Much like being a Polynesian performer is a very specialized skill set, so too is being a nose tackle in today's NFL.

"It's kind of like the fullback position. You don't know you need it until you need it," Breiden said of playing nose tackle. "I think it's a fallen art. I think everybody just recruits tackles. When you throw 'nose' in front of the tackle, everybody just thinks bigger bodied and wide-type. Vince Wilfork or Casey Hampton. The general embodiment of the nose tackle is that they don't run the ball between the tackles, from B-gap to B-gap, you want to make sure the lanes are technically blocked.

"I take a lot of pride in that. I take a lot of pride making sure they don't run between the tackles. I take a lot of pride in getting my hands on the center and making sure he doesn't climb to the linebackers."

But, as he said, many teams just don't use a nose tackle any longer, which has been both good and bad news for Fehoko in his young career.

Breiden initially signed with Texas Tech coming out of Farrington High School in Honolulu, turning down numerous other offers. He eventually transferred to LSU, where the 26-year-old won a national championship at LSU as a run-stuffing specialist in 2020. He went undrafted, signing with the Chargers. He bounced back and forth from the team's active roster and practice squad the past three seasons, appearing in 19 games and making four starts.

With Tyson Alualu headed to free agency, the Steelers had a need for another nose tackle to add to the mix on their defensive line.

One of the first people to reach out to Fehoko when he signed with the Steelers was, in fact, Alualu was one of the first people to reach out to him when he signed.

Alualu had played against Fehoko's older brothers and had occasionally reached out to him in the past. Now, he was reaching out to welcome him as a potential replacement.

"He's been a huge mentor of mine. Whenever I was in college, he would reach out. 'Hey, this is Tyson. If you ever need anything, here's my number.' When I signed here, he reached out to me, 'Hey if you want to come over and have a barbeque or whatever. I'm here,'" Fehoko said. "I think it's very full circle. He's one of those guys I watched in his early days at Cal. And then when he was drafted at Jacksonville. In his high school days at St. Louis, he played against my brother who was an offensive lineman. They always went against each other.

"Tyson was a guy who was very humble, a man of few words. But he played his heart out and left everything out there. I only hope to be half the player he was here. That's very big shoes to fill."

Big shoes, indeed.

If it sounds like Fehoko is a student of the game and appreciates those who came before him, it's because that's exactly who he is.
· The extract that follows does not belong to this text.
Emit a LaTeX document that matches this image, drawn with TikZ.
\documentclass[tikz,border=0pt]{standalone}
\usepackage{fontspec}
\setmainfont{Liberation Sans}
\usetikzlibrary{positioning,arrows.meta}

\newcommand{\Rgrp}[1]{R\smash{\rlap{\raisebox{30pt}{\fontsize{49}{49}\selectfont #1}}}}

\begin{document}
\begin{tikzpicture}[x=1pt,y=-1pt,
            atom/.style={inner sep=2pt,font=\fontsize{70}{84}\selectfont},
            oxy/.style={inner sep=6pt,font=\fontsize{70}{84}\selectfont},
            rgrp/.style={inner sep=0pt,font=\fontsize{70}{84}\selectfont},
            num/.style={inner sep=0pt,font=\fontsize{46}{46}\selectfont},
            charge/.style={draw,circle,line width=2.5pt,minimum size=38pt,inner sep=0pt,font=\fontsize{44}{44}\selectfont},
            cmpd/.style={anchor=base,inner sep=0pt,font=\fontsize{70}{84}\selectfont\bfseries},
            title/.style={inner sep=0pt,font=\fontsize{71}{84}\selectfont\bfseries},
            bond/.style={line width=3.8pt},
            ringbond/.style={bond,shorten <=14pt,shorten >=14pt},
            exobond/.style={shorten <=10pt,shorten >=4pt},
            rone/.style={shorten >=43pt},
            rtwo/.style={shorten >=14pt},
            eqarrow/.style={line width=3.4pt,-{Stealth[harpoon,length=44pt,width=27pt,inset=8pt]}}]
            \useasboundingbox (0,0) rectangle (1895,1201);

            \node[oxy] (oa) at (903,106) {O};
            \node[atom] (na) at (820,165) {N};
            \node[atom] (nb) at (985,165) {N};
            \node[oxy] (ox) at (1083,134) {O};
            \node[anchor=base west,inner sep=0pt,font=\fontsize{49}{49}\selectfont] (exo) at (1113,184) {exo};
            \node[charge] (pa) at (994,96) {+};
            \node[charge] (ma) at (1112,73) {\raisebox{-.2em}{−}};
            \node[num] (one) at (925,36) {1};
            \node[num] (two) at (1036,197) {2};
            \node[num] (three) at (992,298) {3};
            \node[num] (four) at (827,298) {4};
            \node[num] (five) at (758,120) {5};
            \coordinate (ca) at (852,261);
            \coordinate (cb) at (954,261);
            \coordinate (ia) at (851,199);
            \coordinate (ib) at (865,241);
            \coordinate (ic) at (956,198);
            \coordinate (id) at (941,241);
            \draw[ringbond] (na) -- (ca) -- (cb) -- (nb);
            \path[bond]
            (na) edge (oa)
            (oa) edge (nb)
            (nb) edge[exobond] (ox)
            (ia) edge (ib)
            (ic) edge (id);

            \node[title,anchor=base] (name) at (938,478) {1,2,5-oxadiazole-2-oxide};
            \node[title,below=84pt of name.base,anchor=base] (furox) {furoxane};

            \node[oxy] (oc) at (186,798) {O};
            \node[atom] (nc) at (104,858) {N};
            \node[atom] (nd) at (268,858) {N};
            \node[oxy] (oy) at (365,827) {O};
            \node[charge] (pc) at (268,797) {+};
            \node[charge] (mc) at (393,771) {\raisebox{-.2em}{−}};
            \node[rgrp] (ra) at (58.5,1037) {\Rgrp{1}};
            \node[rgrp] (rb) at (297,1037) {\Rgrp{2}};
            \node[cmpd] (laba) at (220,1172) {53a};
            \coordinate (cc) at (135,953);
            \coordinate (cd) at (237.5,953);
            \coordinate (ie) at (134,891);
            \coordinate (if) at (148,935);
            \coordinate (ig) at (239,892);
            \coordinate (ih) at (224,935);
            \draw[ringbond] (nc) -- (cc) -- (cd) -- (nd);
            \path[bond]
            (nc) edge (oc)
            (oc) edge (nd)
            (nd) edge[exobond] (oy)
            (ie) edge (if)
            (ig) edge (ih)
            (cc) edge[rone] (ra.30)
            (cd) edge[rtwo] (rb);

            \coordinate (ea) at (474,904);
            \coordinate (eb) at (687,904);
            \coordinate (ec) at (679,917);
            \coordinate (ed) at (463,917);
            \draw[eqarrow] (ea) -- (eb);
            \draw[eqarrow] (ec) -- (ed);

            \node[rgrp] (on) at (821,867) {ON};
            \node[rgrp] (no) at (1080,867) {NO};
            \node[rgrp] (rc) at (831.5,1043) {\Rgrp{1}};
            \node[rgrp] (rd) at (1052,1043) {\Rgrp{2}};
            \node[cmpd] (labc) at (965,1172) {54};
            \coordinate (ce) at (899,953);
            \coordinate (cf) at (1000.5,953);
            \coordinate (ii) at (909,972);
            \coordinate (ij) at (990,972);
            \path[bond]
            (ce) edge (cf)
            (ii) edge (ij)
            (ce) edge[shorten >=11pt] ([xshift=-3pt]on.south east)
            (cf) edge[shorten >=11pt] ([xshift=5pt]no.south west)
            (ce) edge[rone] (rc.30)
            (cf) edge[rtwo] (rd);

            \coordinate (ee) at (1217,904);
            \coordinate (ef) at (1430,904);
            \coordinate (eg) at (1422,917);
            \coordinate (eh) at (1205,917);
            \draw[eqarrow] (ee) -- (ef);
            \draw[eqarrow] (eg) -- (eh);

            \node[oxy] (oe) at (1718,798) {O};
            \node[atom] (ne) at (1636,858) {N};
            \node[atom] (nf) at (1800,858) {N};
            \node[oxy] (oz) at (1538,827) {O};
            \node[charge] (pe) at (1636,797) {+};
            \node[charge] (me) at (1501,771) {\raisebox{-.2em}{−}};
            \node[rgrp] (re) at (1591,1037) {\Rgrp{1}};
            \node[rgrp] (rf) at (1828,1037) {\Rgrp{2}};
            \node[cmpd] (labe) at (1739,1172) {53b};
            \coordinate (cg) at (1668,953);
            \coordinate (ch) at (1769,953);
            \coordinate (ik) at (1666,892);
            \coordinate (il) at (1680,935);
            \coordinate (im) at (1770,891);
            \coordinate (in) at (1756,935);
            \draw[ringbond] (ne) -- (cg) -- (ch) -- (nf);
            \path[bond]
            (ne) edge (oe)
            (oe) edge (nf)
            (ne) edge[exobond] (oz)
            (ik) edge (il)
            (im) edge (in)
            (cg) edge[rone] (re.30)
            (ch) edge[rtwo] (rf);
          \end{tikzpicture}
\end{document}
When he was young, he and his brothers would collect football cards. They would quiz each other about the players backgrounds and stats.

"I'm a sports junkie. I love sports in general, but football is my passion. I love it," he said. "Me and my brother always collected football cards as a kid. Last summer, we went back home to Hawaii and in our old storage, I had six totes filled with cards. All types. We would always test each other on where this guy went to college or what this stat was. This game has brought me so much joy, took me to highs and lows, taken me to places I would never imagine."
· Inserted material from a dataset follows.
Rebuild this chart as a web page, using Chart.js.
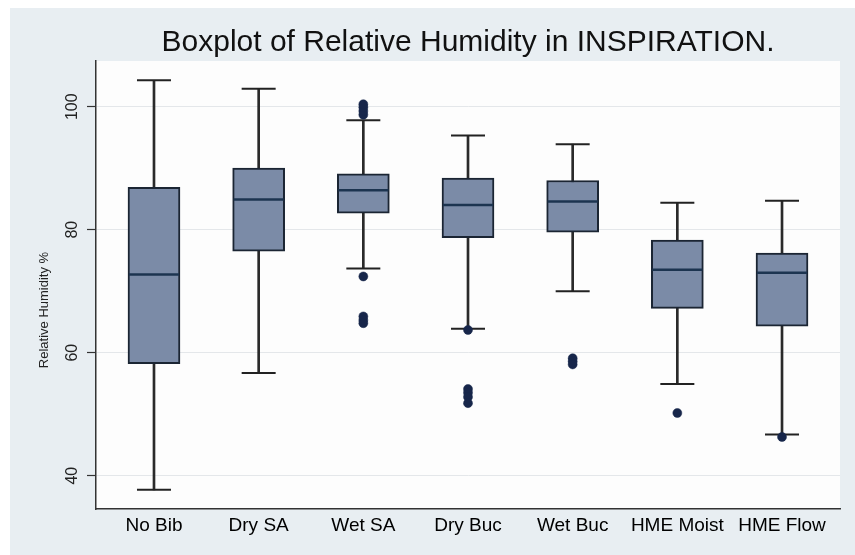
<!DOCTYPE html>
<html><head><meta charset="utf-8">
<script src="https://cdn.jsdelivr.net/npm/chart.js@4.4.1/dist/chart.umd.min.js"></script>
<style>html,body{margin:0;padding:0;background:#fff;}canvas{display:block;}</style>
</head><body>
<canvas id="c" width="855" height="555"></canvas>
<script>
const categories = ['No Bib', 'Dry SA', 'Wet SA', 'Dry Buc', 'Wet Buc', 'HME Moist', 'HME Flow'];
const whiskerLow  = [37.7, 56.7, 73.7, 63.9, 70.0, 54.9, 46.7];
const q1          = [58.2, 76.5, 82.7, 78.7, 79.6, 67.2, 64.3];
const median      = [72.7, 84.9, 86.4, 84.0, 84.6, 73.5, 73.0];
const q3          = [86.9, 90.0, 89.1, 88.4, 88.0, 78.3, 76.2];
const whiskerHigh = [104.3, 102.9, 97.8, 95.3, 93.9, 84.4, 84.7];
const outliers = [
  [],
  [],
  [98.7, 99.3, 99.9, 100.4, 72.4, 65.9, 65.3, 64.8],
  [63.7, 54.1, 53.5, 52.8, 51.8],
  [59.1, 58.6, 58.1],
  [50.2],
  [46.3]
];
const yTicks = [40, 60, 80, 100];
const titleText = 'Boxplot of Relative Humidity in INSPIRATION.';
const yTitle = 'Relative Humidity %';

const FONT = "'Liberation Sans', Arial, Helvetica, sans-serif";

const boxData = categories.map((c, i) => ({x: i, y: [q1[i], q3[i]]}));
const whiskerData = categories.map((c, i) => ({x: i, y: [whiskerLow[i], whiskerHigh[i]]}));
const capData = categories.map((c, i) => ({x: i, y: whiskerLow[i]}))
  .concat(categories.map((c, i) => ({x: i, y: whiskerHigh[i]})));
const medianData = categories.map((c, i) => ({x: i, y: median[i]}));
const outlierData = [];
outliers.forEach((arr, i) => arr.forEach(v => outlierData.push({x: i, y: v})));

const bgPlugin = {
  id: 'bg',
  beforeDraw(chart) {
    const ctx = chart.ctx, a = chart.chartArea;
    ctx.save();
    ctx.fillStyle = '#ffffff';
    ctx.fillRect(0, 0, chart.width, chart.height);
    ctx.fillStyle = '#e8eef2';
    ctx.fillRect(10, 8, chart.width - 10, chart.height - 8);
    ctx.fillStyle = '#fdfdfd';
    ctx.fillRect(a.left, a.top, a.right - a.left, a.bottom - a.top);
    ctx.restore();
    const s = chart.scales.y;
    if (s && !s._shiftPatched) {
      const orig = s.drawTitle.bind(s);
      s.drawTitle = function () {
        this.ctx.save();
        this.ctx.translate(0, 25);
        orig();
        this.ctx.restore();
      };
      s._shiftPatched = true;
    }
  }
};

new Chart(document.getElementById('c'), {
  type: 'bar',
  data: {
    datasets: [
      { type: 'scatter', data: outlierData, pointStyle: 'circle', pointRadius: 4.5,
        backgroundColor: '#17264a', borderColor: '#17264a', pointBorderWidth: 0.5, order: 0 },
      { type: 'scatter', data: medianData, pointStyle: 'line', pointRadius: 25,
        borderColor: '#1c3450', pointBorderWidth: 2.5, order: 1 },
      { type: 'scatter', data: capData, pointStyle: 'line', pointRadius: 17,
        borderColor: '#222222', pointBorderWidth: 2, order: 2 },
      { type: 'bar', data: boxData, backgroundColor: '#7b8ba7', borderColor: '#1b2533',
        borderWidth: 2, borderSkipped: false, barThickness: 52, grouped: false, order: 3 },
      { type: 'bar', data: whiskerData, backgroundColor: '#2a2a2a', borderWidth: 0,
        barThickness: 2, grouped: false, order: 4 }
    ]
  },
  options: {
    responsive: false,
    animation: false,
    events: [],
    layout: { autoPadding: false, padding: { left: 0, right: 15, top: 0, bottom: 0 } },
    plugins: {
      legend: { display: false },
      tooltip: { enabled: false },
      title: {
        display: true, text: titleText, fullSize: false,
        color: '#111111',
        font: { family: FONT, size: 30, weight: 'normal', lineHeight: 1.0 },
        padding: { top: 28, bottom: 3 }
      }
    },
    scales: {
      x: {
        type: 'linear', min: -0.554, max: 6.554, offset: false,
        afterBuildTicks: s => { s.ticks = categories.map((c, i) => ({value: i})); },
        afterFit: s => { s.height = 46; s.paddingLeft = 0; s.paddingRight = 0; },
        grid: { display: false, drawTicks: false },
        border: { color: '#333333', width: 1.5 },
        ticks: {
          autoSkip: false, maxRotation: 0, minRotation: 0, padding: 5,
          color: '#000000', font: { family: FONT, size: 19 },
          callback: v => categories[v] !== undefined ? categories[v] : ''
        }
      },
      y: {
        min: 34.59, max: 107.43,
        afterBuildTicks: s => { s.ticks = yTicks.map(v => ({value: v})); },
        afterFit: s => { s.width = 96; s.paddingTop = 0; s.paddingBottom = 0; },
        grid: { color: '#e4e7ea', lineWidth: 1, tickLength: 9, tickColor: '#333333', tickWidth: 1.2 },
        border: { color: '#333333', width: 1.5 },
        ticks: {
          minRotation: 90, maxRotation: 90, crossAlign: 'center', padding: 1,
          color: '#222222', font: { family: FONT, size: 16 }
        },
        title: {
          display: true, text: yTitle, color: '#222222',
          font: { family: FONT, size: 13 }, padding: { top: 37, bottom: 0 }
        }
      }
    }
  },
  plugins: [bgPlugin]
});
</script>
</body></html>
That included, through his father, getting to meet many of the players who were on the front of those football cards.

Vili Fehoko also would perform at the Pro Bowl when it was held in Hawaii. Breiden would go with him and meet many of the sport's greats.
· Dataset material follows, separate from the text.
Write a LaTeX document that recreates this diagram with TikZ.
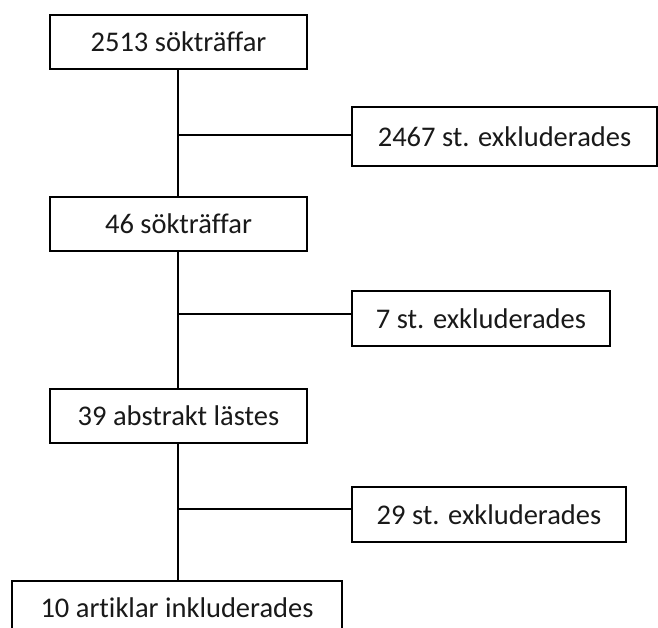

"Breiden is an old soul. He's old-school. You talk with Breiden about football, he'll just go," Vili said. "Breiden would talk about Reggie White, Mean Joe (Greene), guys like that. He studied all these people, all these players. When they would do the Pro Bowl in Hawaii, Breiden would get to meet guys like Barry Sanders, Reggie White, Jerry Rice, all these guys. It was a blessing. He got to meet all these great players. I'm so super-happy he's with the Steelers. He's got to go do work. I'm just excited for him to be with the Steelers."

It's all about appreciating the tradition. And the Fehoko family is all about tradition.

Part of that tradition is performing the Haka.

The dance is performed to welcome distinguished guests, to acknowledge great achievements, occasions or funerals.

For the Fehoko family, it is a way to celebrate their Polynesian culture.

"The Haka is you calling upon your ancestors, the people that died. When you perform the Haka, a lot of people say, 'You don't smile enough.' You're doing the Haka because you're going to do battle, to go to war," Vili said. "To perform the Haka in the old days, the main warriors would lie all these other warriors on the ground and you walked on their back and test their weakness. Any weakness and the other warriors would club them to death. … It's really to see if you're ready to go to battle. When you perform the Haka, you stick your tongue out at the end to show that you're ready to do battle. You're coming to, I don't want to use the word kill, but that's what you're doing.

"When my boys went to college, a lot of people loved the Haka. It pumped everybody up. They asked my boys if they could teach the Haka. Of course they could teach the Haka. But the Haka is mystic. You're asking for the spirit. It's not just a dance. It means something. You feel like you're asking for the spirit to come and you're being possessed by the spirit when you ask for it. When you do the Haka, your eyes are open. People see an angry person doing. You're asking for the spirit to go to battle with you.

"That's what I taught my boys at a young age when you do the Haka. You have to ask for it. To me, I look at it this way, when I did the Haka at LSU, I give my blessing to the ground. I tell my boys, everywhere you go and do the Haka, you're laying a blessing on that ground. It's a lot of meaning to us as Polynesians. People are like, 'Do the Haka. Do the Haka.' You have to bring it with that spirit that you ask for. That's what the Haka is to us. It's not just a dance. It comes with a lot of mana, power."

And energy.

When the Steelers report to Saint Vincent College in Latrobe later this month for training camp, Breiden Fehoko would love to show his new teammates the Haka. He'd like to teach them about his culture.

But performing the traditional dance comes with a great expenditure of energy. So, he'll have to pick his spot.

"That's the plan. They just have to catch me on a day off," Breiden said. "The Haka is such a traditional war cry. I do it with so much passion and energy. We call in mana. It's the life force within you. But before practice? Knowing how long the practices are and how hard we grind? No. You're going to have to catch me on a day off."